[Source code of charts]

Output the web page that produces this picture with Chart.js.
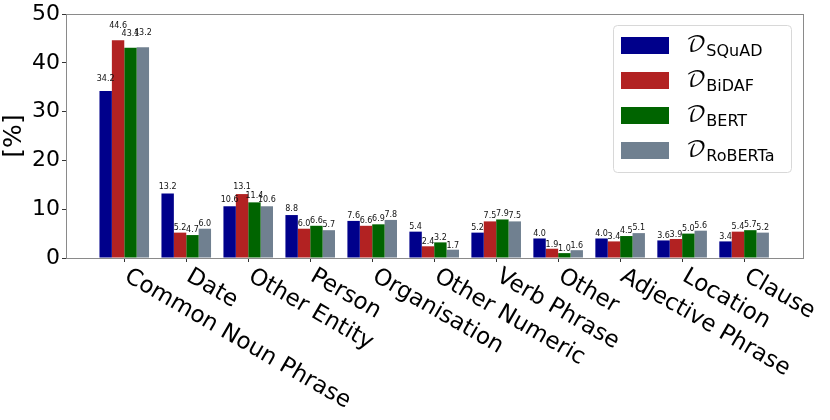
<!DOCTYPE html>
<html><head><meta charset="utf-8">
<script src="https://cdn.jsdelivr.net/npm/chart.js@4/dist/chart.umd.min.js"></script>
<style>html,body{margin:0;padding:0;background:#fff}#wrap{width:830px;height:420px;position:relative}</style>
</head><body><div id="wrap"><canvas id="c" width="830" height="420"></canvas></div>
<script>
const categories = ['Common Noun Phrase','Date','Other Entity','Person','Organisation','Other Numeric','Verb Phrase','Other','Adjective Phrase','Location','Clause'];
const seriesNames = ['SQuAD','BiDAF','BERT','RoBERTa'];
const squad   = [34.2,13.2,10.6,8.8,7.6,5.4,5.2,4.0,4.0,3.6,3.4];
const bidaf   = [44.6,5.2,13.1,6.0,6.6,2.4,7.5,1.9,3.4,3.9,5.4];
const bert    = [43.1,4.7,11.4,6.6,6.9,3.2,7.9,1.0,4.5,5.0,5.7];
const roberta = [43.2,6.0,10.6,5.7,7.8,1.7,7.5,1.6,5.1,5.6,5.2];
const yTicks = [0,10,20,30,40,50];
const yLabel = '[%]';
const colors = ['#00008b','#b22222','#006400','#708090'];

const FONT = "'DejaVu Sans', sans-serif";

const frame = {
  id:'frame',
  afterDraw(chart){
    const {ctx, chartArea:a} = chart;
    ctx.save();
    ctx.strokeStyle = '#8a8a8a'; ctx.lineWidth = 1;
    ctx.strokeRect(Math.round(a.left)+0.5, Math.round(a.top)+0.5, Math.round(a.right-a.left), Math.round(a.bottom-a.top));
    ctx.restore();
  }
};

const valueLabels = {
  id:'valueLabels',
  afterDatasetsDraw(chart){
    const {ctx} = chart; const ys = chart.scales.y;
    ctx.save();
    ctx.font = '8px ' + FONT; ctx.fillStyle = '#111';
    ctx.textAlign = 'center'; ctx.textBaseline = 'alphabetic';
    chart.data.datasets.forEach((ds, di) => {
      const meta = chart.getDatasetMeta(di);
      meta.data.forEach((bar, i) => {
        const v = ds.data[i];
        ctx.fillText(v.toFixed(1), bar.x, ys.getPixelForValue(v*1.05) - 1.5);
      });
    });
    ctx.restore();
  }
};

const xLabels = {
  id:'xLabels',
  afterDraw(chart){
    const {ctx} = chart; const xs = chart.scales.x; const a = chart.chartArea;
    ctx.save();
    ctx.font = '23px ' + FONT; ctx.fillStyle = '#000';
    ctx.textAlign = 'left'; ctx.textBaseline = 'alphabetic';
    categories.forEach((c, i) => {
      const x = xs.getPixelForTick(i);
      ctx.save();
      ctx.translate(x - 1, a.bottom + 22);
      ctx.rotate(30*Math.PI/180);
      ctx.fillText(c, 0, 0);
      ctx.restore();
    });
    // y axis title
    ctx.save();
    ctx.font = '25px ' + FONT; ctx.textAlign = 'center'; ctx.textBaseline = 'middle';
    ctx.translate(14, (a.top + a.bottom)/2);
    ctx.rotate(-Math.PI/2);
    ctx.fillText(yLabel, 0, 0);
    ctx.restore();
    ctx.restore();
  }
};

const legendBox = {
  id:'legendBox',
  afterDraw(chart){
    const {ctx} = chart;
    const L = 613, T = 25, W = 178, H = 147, r = 4;
    ctx.save();
    ctx.fillStyle = 'rgba(255,255,255,0.85)';
    ctx.strokeStyle = '#d8d8d8'; ctx.lineWidth = 1;
    ctx.beginPath();
    ctx.roundRect(L+0.5, T+0.5, W, H, r);
    ctx.fill(); ctx.stroke();
    seriesNames.forEach((n, i) => {
      const cy = 45 + i*35;
      ctx.fillStyle = colors[i];
      ctx.fillRect(621, cy - 8, 48, 17);
      ctx.fillStyle = '#000';
      ctx.textAlign = 'left'; ctx.textBaseline = 'alphabetic';
      ctx.font = "22px 'DejaVu Math TeX Gyre', 'DejaVu Serif', serif";
      ctx.fillText('\u{1D49F}', 686, cy + 7);
      const w = ctx.measureText('\u{1D49F}').width;
      ctx.font = '16px ' + FONT;
      ctx.fillText(n, 686 + w + 0, cy + 11);
    });
    ctx.restore();
  }
};

const datasets = [squad, bidaf, bert, roberta].map((d, i) => ({
  label: seriesNames[i], data: d, backgroundColor: colors[i], borderWidth: 0,
  barPercentage: 1.0, categoryPercentage: 0.8
}));

new Chart(document.getElementById('c'), {
  type: 'bar',
  data: { labels: categories, datasets },
  options: {
    responsive: false, animation: false, devicePixelRatio: 1,
    layout: { padding: { left: 0, right: 27, top: 14, bottom: 0 } },
    plugins: { legend: { display: false }, tooltip: { enabled: false } },
    scales: {
      x: {
        type: 'category', offset: false,
        grid: { display: true, offset: false, drawOnChartArea: false, drawTicks: true, tickLength: 4, color: '#333' },
        border: { display: false },
        ticks: { display: false },
        afterBuildTicks: s => { s._startValue = -0.94; s._valueRange = 11.89; },
        afterFit: s => { s.height = 162; s.paddingLeft = 0; s.paddingRight = 0; }
      },
      y: {
        min: 0, max: 50,
        afterBuildTicks: s => { s.ticks = yTicks.map(v => ({ value: v })); },
        grid: { drawOnChartArea: false, drawTicks: true, tickLength: 4, color: '#333' },
        border: { display: false },
        ticks: { font: { family: 'DejaVu Sans', size: 22 }, color: '#000', padding: 2 },
        afterFit: s => { s.width = 66; s.paddingTop = 0; s.paddingBottom = 0; }
      }
    }
  },
  plugins: [frame, valueLabels, xLabels, legendBox]
});
</script>
</body></html>
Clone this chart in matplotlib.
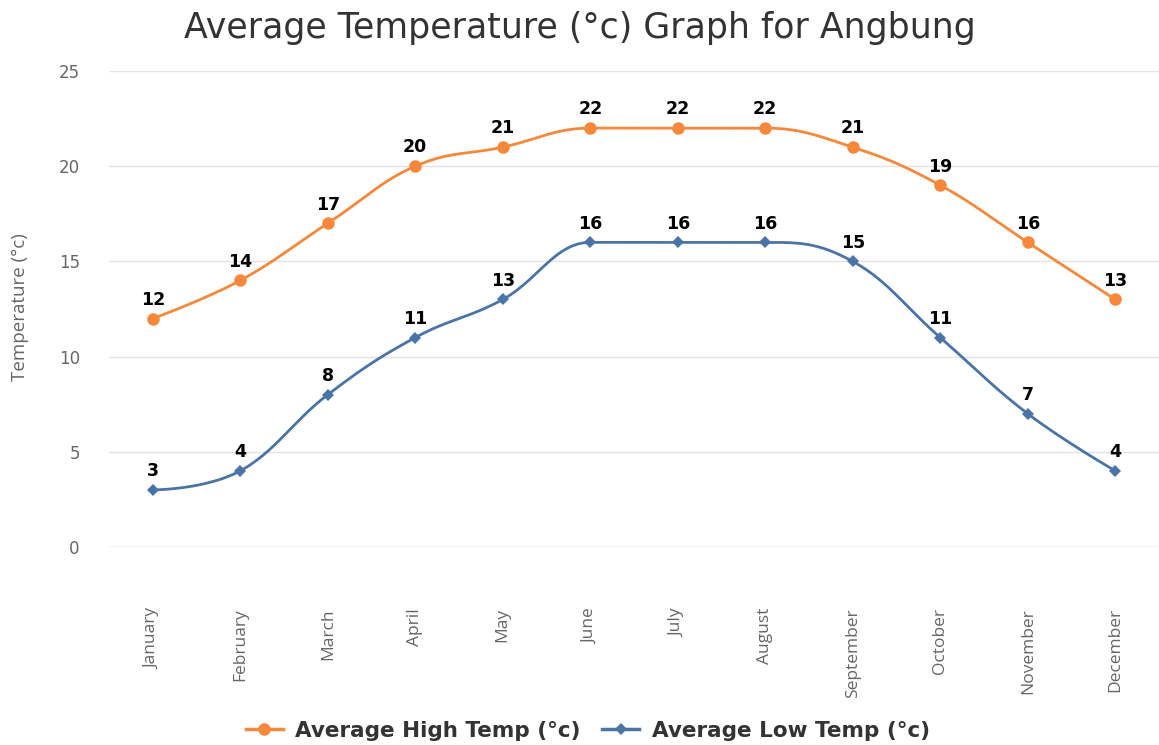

◆ Set problem
Omit the pictures and give the material again, exactly and in full.

◆ In response
Output the web page that produces this picture with Chart.js.
<!DOCTYPE html>
<html><head><meta charset="utf-8">
<script src="https://cdn.jsdelivr.net/npm/chart.js@4/dist/chart.umd.min.js"></script>
<style>html,body{margin:0;padding:0;background:#fff}#wrap{width:830px;height:420px;position:relative}</style>
</head><body><div id="wrap"><canvas id="c" width="830" height="420"></canvas></div>
<script>
const categories = ['Common Noun Phrase','Date','Other Entity','Person','Organisation','Other Numeric','Verb Phrase','Other','Adjective Phrase','Location','Clause'];
const seriesNames = ['SQuAD','BiDAF','BERT','RoBERTa'];
const squad   = [34.2,13.2,10.6,8.8,7.6,5.4,5.2,4.0,4.0,3.6,3.4];
const bidaf   = [44.6,5.2,13.1,6.0,6.6,2.4,7.5,1.9,3.4,3.9,5.4];
const bert    = [43.1,4.7,11.4,6.6,6.9,3.2,7.9,1.0,4.5,5.0,5.7];
const roberta = [43.2,6.0,10.6,5.7,7.8,1.7,7.5,1.6,5.1,5.6,5.2];
const yTicks = [0,10,20,30,40,50];
const yLabel = '[%]';
const colors = ['#00008b','#b22222','#006400','#708090'];

const FONT = "'DejaVu Sans', sans-serif";

const frame = {
  id:'frame',
  afterDraw(chart){
    const {ctx, chartArea:a} = chart;
    ctx.save();
    ctx.strokeStyle = '#8a8a8a'; ctx.lineWidth = 1;
    ctx.strokeRect(Math.round(a.left)+0.5, Math.round(a.top)+0.5, Math.round(a.right-a.left), Math.round(a.bottom-a.top));
    ctx.restore();
  }
};

const valueLabels = {
  id:'valueLabels',
  afterDatasetsDraw(chart){
    const {ctx} = chart; const ys = chart.scales.y;
    ctx.save();
    ctx.font = '8px ' + FONT; ctx.fillStyle = '#111';
    ctx.textAlign = 'center'; ctx.textBaseline = 'alphabetic';
    chart.data.datasets.forEach((ds, di) => {
      const meta = chart.getDatasetMeta(di);
      meta.data.forEach((bar, i) => {
        const v = ds.data[i];
        ctx.fillText(v.toFixed(1), bar.x, ys.getPixelForValue(v*1.05) - 1.5);
      });
    });
    ctx.restore();
  }
};

const xLabels = {
  id:'xLabels',
  afterDraw(chart){
    const {ctx} = chart; const xs = chart.scales.x; const a = chart.chartArea;
    ctx.save();
    ctx.font = '23px ' + FONT; ctx.fillStyle = '#000';
    ctx.textAlign = 'left'; ctx.textBaseline = 'alphabetic';
    categories.forEach((c, i) => {
      const x = xs.getPixelForTick(i);
      ctx.save();
      ctx.translate(x - 1, a.bottom + 22);
      ctx.rotate(30*Math.PI/180);
      ctx.fillText(c, 0, 0);
      ctx.restore();
    });
    // y axis title
    ctx.save();
    ctx.font = '25px ' + FONT; ctx.textAlign = 'center'; ctx.textBaseline = 'middle';
    ctx.translate(14, (a.top + a.bottom)/2);
    ctx.rotate(-Math.PI/2);
    ctx.fillText(yLabel, 0, 0);
    ctx.restore();
    ctx.restore();
  }
};

const legendBox = {
  id:'legendBox',
  afterDraw(chart){
    const {ctx} = chart;
    const L = 613, T = 25, W = 178, H = 147, r = 4;
    ctx.save();
    ctx.fillStyle = 'rgba(255,255,255,0.85)';
    ctx.strokeStyle = '#d8d8d8'; ctx.lineWidth = 1;
    ctx.beginPath();
    ctx.roundRect(L+0.5, T+0.5, W, H, r);
    ctx.fill(); ctx.stroke();
    seriesNames.forEach((n, i) => {
      const cy = 45 + i*35;
      ctx.fillStyle = colors[i];
      ctx.fillRect(621, cy - 8, 48, 17);
      ctx.fillStyle = '#000';
      ctx.textAlign = 'left'; ctx.textBaseline = 'alphabetic';
      ctx.font = "22px 'DejaVu Math TeX Gyre', 'DejaVu Serif', serif";
      ctx.fillText('\u{1D49F}', 686, cy + 7);
      const w = ctx.measureText('\u{1D49F}').width;
      ctx.font = '16px ' + FONT;
      ctx.fillText(n, 686 + w + 0, cy + 11);
    });
    ctx.restore();
  }
};

const datasets = [squad, bidaf, bert, roberta].map((d, i) => ({
  label: seriesNames[i], data: d, backgroundColor: colors[i], borderWidth: 0,
  barPercentage: 1.0, categoryPercentage: 0.8
}));

new Chart(document.getElementById('c'), {
  type: 'bar',
  data: { labels: categories, datasets },
  options: {
    responsive: false, animation: false, devicePixelRatio: 1,
    layout: { padding: { left: 0, right: 27, top: 14, bottom: 0 } },
    plugins: { legend: { display: false }, tooltip: { enabled: false } },
    scales: {
      x: {
        type: 'category', offset: false,
        grid: { display: true, offset: false, drawOnChartArea: false, drawTicks: true, tickLength: 4, color: '#333' },
        border: { display: false },
        ticks: { display: false },
        afterBuildTicks: s => { s._startValue = -0.94; s._valueRange = 11.89; },
        afterFit: s => { s.height = 162; s.paddingLeft = 0; s.paddingRight = 0; }
      },
      y: {
        min: 0, max: 50,
        afterBuildTicks: s => { s.ticks = yTicks.map(v => ({ value: v })); },
        grid: { drawOnChartArea: false, drawTicks: true, tickLength: 4, color: '#333' },
        border: { display: false },
        ticks: { font: { family: 'DejaVu Sans', size: 22 }, color: '#000', padding: 2 },
        afterFit: s => { s.width = 66; s.paddingTop = 0; s.paddingBottom = 0; }
      }
    }
  },
  plugins: [frame, valueLabels, xLabels, legendBox]
});
</script>
</body></html>
Clone this chart in matplotlib.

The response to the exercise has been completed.